One is political. Voters, dismayed by a slowing economy and allegations of personal corruption and other irregularities at state fund 1MDB — vigorously denied by Mr Najib and the fund — are piling on the pressure for an increase in public spending.
The economic imperative, however, demands spending cuts, as depressed energy prices and slowing growth threaten to reverse the benefits of fiscal reforms enacted over the past several years.
True, a goods and services tax introduced in April is bringing in additional revenues. But these pale next to a drop of more than 40 per cent in revenues from petroleum royalties and taxes in the first half of 2015 from a year earlier. Such revenues will probably fall further in the second half — a serious blow, given that they contributed about a third of all government revenues in 2014.

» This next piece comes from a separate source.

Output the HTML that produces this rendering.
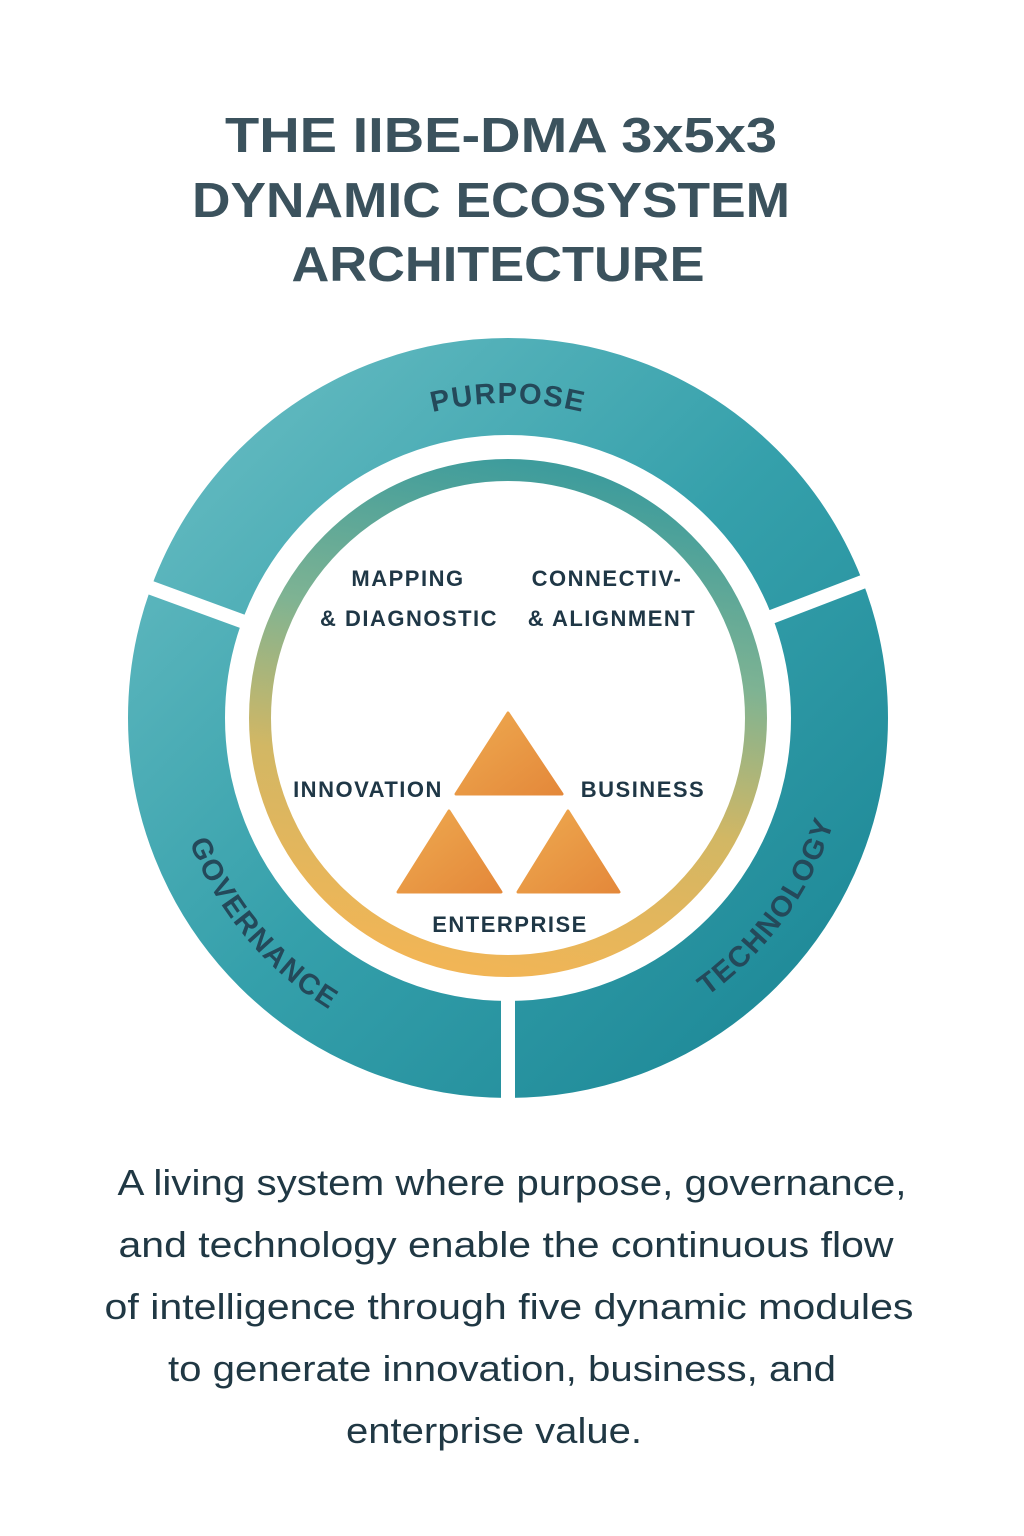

Petronas, the national oil company, is digging into its reserves and reining in capital spending in an attempt to pay the government a dividend of RM26bn ($6.3bn) this year, RM3bn less than in 2014. Despite the cut, the payout ratio — dividend paid relative to net profit — is rocketing to an unsustainable level.

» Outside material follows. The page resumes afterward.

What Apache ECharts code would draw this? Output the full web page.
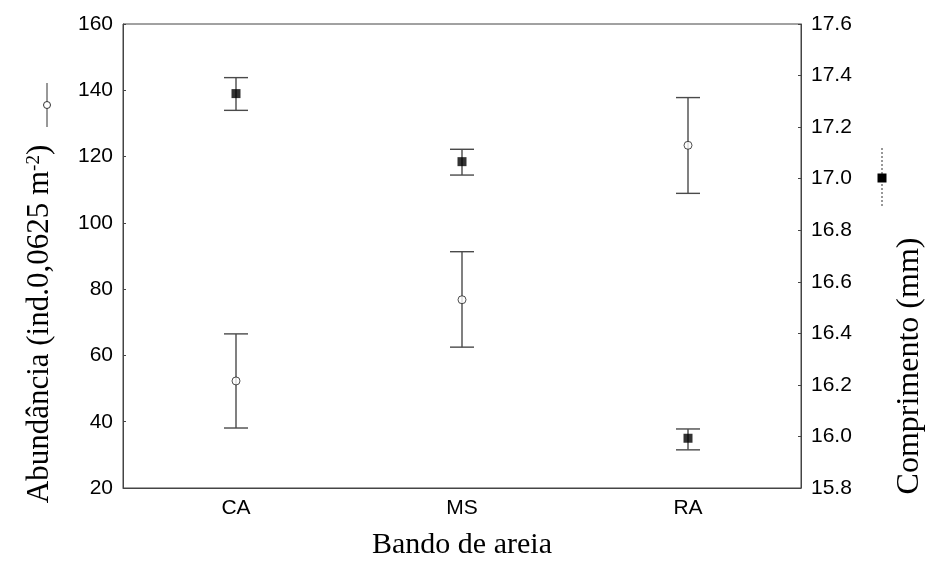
<!DOCTYPE html>
<html>
<head>
<meta charset="utf-8">
<script src="https://cdn.jsdelivr.net/npm/echarts@6/dist/echarts.min.js"></script>
<style>
  html, body { margin: 0; padding: 0; background: #fff; }
  #chart { width: 932px; height: 575px; }
</style>
</head>
<body>
<div id="chart"></div>
<script>
const categories = ['CA', 'MS', 'RA'];

// abundância (eixo esquerdo), média e limites da barra de erro
const abundMean = [52.3, 76.8, 123.4];
const abundLow = [38.1, 62.5, 108.9];
const abundHigh = [66.5, 91.3, 137.8];

// comprimento (eixo direito)
const lenMean = [17.33, 17.066, 15.993];
const lenLow = [17.265, 17.014, 15.948];
const lenHigh = [17.392, 17.114, 16.029];

const leftTicks = [20, 160, 20];     // min, max, interval
const rightTicks = [15.8, 17.6, 0.2];

const sansFont = '"Liberation Sans", Arial, sans-serif';
const serifFont = '"Liberation Serif", "Times New Roman", serif';
const axisColor = '#444';

function errorBar(params, api) {
  const x = api.value(0);
  const lo = api.coord([x, api.value(1)]);
  const hi = api.coord([x, api.value(2)]);
  const w = 12;
  const style = { stroke: '#4a4a4a', lineWidth: 1.4 };
  return {
    type: 'group',
    children: [
      { type: 'line', shape: { x1: lo[0], y1: lo[1], x2: hi[0], y2: hi[1] }, style: style },
      { type: 'line', shape: { x1: hi[0] - w, y1: hi[1], x2: hi[0] + w, y2: hi[1] }, style: style },
      { type: 'line', shape: { x1: lo[0] - w, y1: lo[1], x2: lo[0] + w, y2: lo[1] }, style: style }
    ]
  };
}

const chart = echarts.init(document.getElementById('chart'));

const option = {
  animation: false,
  grid: {
    left: 123, right: 131, top: 24, bottom: 87,
    show: true, borderColor: axisColor, borderWidth: 1
  },
  xAxis: {
    type: 'category',
    data: categories,
    boundaryGap: true,
    axisLine: { lineStyle: { color: axisColor } },
    axisTick: { inside: true, length: 3, alignWithLabel: true, lineStyle: { color: axisColor } },
    axisLabel: { color: '#000', fontFamily: sansFont, fontSize: 21, margin: 10 },
    splitLine: { show: false }
  },
  yAxis: [
    {
      type: 'value',
      min: leftTicks[0], max: leftTicks[1], interval: leftTicks[2],
      axisLine: { show: true, lineStyle: { color: axisColor } },
      axisTick: { show: true, inside: true, length: 3, lineStyle: { color: axisColor } },
      axisLabel: { color: '#000', fontFamily: sansFont, fontSize: 21, margin: 10 },
      splitLine: { show: false }
    },
    {
      type: 'value',
      position: 'right',
      min: rightTicks[0], max: rightTicks[1], interval: rightTicks[2],
      axisLine: { show: true, lineStyle: { color: axisColor } },
      axisTick: { show: true, inside: true, length: 3, lineStyle: { color: axisColor } },
      axisLabel: {
        color: '#000', fontFamily: sansFont, fontSize: 21, margin: 10,
        formatter: v => v.toFixed(1)
      },
      splitLine: { show: false }
    }
  ],
  series: [
    {
      name: 'abund-err',
      type: 'custom',
      yAxisIndex: 0,
      renderItem: errorBar,
      data: categories.map((c, i) => [i, abundLow[i], abundHigh[i]]),
      z: 2
    },
    {
      name: 'len-err',
      type: 'custom',
      yAxisIndex: 1,
      renderItem: errorBar,
      data: categories.map((c, i) => [i, lenLow[i], lenHigh[i]]),
      z: 2
    },
    {
      name: 'Abundância',
      type: 'scatter',
      yAxisIndex: 0,
      symbol: 'circle',
      symbolSize: 8,
      itemStyle: { color: '#fff', borderColor: '#222', borderWidth: 1 },
      data: categories.map((c, i) => [i, abundMean[i]]),
      z: 5
    },
    {
      name: 'Comprimento',
      type: 'scatter',
      yAxisIndex: 1,
      symbol: 'rect',
      symbolSize: 9,
      itemStyle: { color: '#000' },
      data: categories.map((c, i) => [i, lenMean[i]]),
      z: 5
    }
  ],
  graphic: [
    {
      type: 'text',
      x: 462, y: 545,
      style: {
        text: 'Bando de areia',
        font: '30px ' + serifFont,
        fill: '#000',
        align: 'center',
        verticalAlign: 'middle'
      }
    },
    {
      type: 'text',
      x: 40, y: 324,
      rotation: Math.PI / 2,
      style: {
        text: '{n|Abundância (ind.0,0625 m}{s|-2}{n|)}',
        fill: '#000',
        align: 'center',
        verticalAlign: 'middle',
        rich: {
          n: { fontFamily: serifFont, fontSize: 31, fill: '#000' },
          s: { fontFamily: serifFont, fontSize: 19, fill: '#000', verticalAlign: 'top', padding: [0, 0, 12, 0] }
        }
      }
    },
    {
      type: 'text',
      x: 910, y: 366,
      rotation: Math.PI / 2,
      style: {
        text: 'Comprimento (mm)',
        font: '32px ' + serifFont,
        fill: '#000',
        align: 'center',
        verticalAlign: 'middle'
      }
    },
    // símbolo de legenda junto ao título esquerdo
    { type: 'line', shape: { x1: 47, y1: 83, x2: 47, y2: 127 }, style: { stroke: '#333', lineWidth: 1 } },
    { type: 'circle', shape: { cx: 47, cy: 105, r: 3.5 }, style: { fill: '#fff', stroke: '#333', lineWidth: 1 } },
    // símbolo de legenda junto ao título direito
    { type: 'line', shape: { x1: 882, y1: 148, x2: 882, y2: 206 }, style: { stroke: '#333', lineWidth: 1, lineDash: [2, 2] } },
    { type: 'rect', shape: { x: 877.5, y: 173.5, width: 9, height: 9 }, style: { fill: '#000' } }
  ]
};

chart.setOption(option);
</script>
</body>
</html>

FT Confidential Research, a research service at the Financial Times, expects it to pass 100 per cent this year (see chart). To keep it at a manageable level, Petronas will almost certainly have to cut its dividend again in 2016, putting further pressure on the government’s fiscal position.
The state of the economy and the allegations swirling around the government have soured the national mood. Surveys by FT Confidential Research show that, despite a small uptick in the third quarter, sentiment among the population towards both economics and politics remains at badly depressed levels.

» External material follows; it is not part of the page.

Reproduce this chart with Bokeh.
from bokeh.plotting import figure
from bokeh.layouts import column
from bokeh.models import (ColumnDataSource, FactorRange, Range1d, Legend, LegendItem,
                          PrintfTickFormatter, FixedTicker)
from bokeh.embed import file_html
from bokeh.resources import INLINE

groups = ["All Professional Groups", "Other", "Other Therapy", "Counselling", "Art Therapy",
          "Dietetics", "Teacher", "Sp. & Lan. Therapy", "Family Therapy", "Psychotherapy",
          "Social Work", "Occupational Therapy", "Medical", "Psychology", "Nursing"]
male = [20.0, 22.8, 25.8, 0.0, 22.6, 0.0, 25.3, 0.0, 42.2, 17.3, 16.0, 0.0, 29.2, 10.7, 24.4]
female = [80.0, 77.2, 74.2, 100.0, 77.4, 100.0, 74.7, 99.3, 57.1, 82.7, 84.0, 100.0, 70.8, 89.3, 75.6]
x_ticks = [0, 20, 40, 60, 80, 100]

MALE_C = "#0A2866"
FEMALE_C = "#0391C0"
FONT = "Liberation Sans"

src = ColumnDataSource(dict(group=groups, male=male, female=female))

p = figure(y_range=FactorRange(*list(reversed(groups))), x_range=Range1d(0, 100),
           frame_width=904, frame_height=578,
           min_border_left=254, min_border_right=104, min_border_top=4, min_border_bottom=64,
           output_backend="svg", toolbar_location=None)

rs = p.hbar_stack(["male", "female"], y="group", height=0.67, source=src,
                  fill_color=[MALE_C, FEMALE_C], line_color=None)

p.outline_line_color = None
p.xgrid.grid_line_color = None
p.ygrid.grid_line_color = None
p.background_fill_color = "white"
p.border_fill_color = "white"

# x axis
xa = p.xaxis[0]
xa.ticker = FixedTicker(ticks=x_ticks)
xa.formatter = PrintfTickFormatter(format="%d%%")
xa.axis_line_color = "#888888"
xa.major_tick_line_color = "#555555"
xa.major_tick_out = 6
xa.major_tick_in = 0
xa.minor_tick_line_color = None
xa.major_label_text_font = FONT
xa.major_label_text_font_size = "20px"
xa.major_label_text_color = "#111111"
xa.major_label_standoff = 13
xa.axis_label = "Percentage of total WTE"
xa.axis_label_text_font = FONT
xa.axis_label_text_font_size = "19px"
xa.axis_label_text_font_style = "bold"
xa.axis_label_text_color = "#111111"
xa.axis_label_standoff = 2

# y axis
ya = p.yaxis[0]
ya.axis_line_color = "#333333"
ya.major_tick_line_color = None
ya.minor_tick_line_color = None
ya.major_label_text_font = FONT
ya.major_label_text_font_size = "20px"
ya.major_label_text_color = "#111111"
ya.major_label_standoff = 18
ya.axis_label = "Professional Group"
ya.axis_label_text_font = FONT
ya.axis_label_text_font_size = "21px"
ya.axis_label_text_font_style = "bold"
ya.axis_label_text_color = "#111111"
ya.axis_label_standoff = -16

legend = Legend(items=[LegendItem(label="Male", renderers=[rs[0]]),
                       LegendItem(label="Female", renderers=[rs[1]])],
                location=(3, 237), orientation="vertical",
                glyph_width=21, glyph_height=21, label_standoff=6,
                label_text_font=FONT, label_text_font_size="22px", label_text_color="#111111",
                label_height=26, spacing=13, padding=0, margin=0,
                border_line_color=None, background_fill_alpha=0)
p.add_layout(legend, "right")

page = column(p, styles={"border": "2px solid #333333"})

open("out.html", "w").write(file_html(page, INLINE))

Hence the pressure on Mr Najib to keep voters happy, especially those in his Bumiputera (indigenous Malaysian) and rural base. The government has already said it will expand an annual cash transfer programme for poor households next year, from the RM5bn allocated this year.
It is also investing more in rural infrastructure. One example is construction of the toll-free Pan-Borneo Highway, finally under way after years of delays. The pressure to spend will probably last right up to the next general election, which must be held by August 2018.
But political survival is not Mr Najib’s only problem. Fitch, Moody’s and S&P, the three big credit rating agencies, all have Malaysia at the same level — A- or A3 — seen as the bottom rung of upper medium grade, and four notches above non-investment grade or junk. All have said Mr Najib’s fiscal reforms were important in convincing them to maintain those ratings this year.
The reforms include cutting the fiscal deficit to 3.4 per cent of GDP last year from about 6.7 per cent in 2009. Yet FT Confidential Research reckons the deficit will rise to between 3.6 and 3.8 per cent this year, in contrast to the official projection of 3.2 per cent published in January.
Mr Najib, in his role as finance minister, will present the government’s budget on October 23. Opposition parties will turn the parliamentary session into a vote of no-confidence against him. While the odds of his being ousted are low, the vote will serve to highlight the political hostility he faces, from the opposition and from within his own party — as if the inflammatory comments on his social media accounts were not proof enough.
Between political survival and Malaysia’s ratings, something seems likely to give sooner or later.
What Najib will do is announce a budget that the rating agencies and critics will be muted but he will break it later, in supplementary budgets. What the oppositions, critics and rating agencies need to do is come up with REAL penalties for him if he breaks the budget or debt level especially off balance sheet.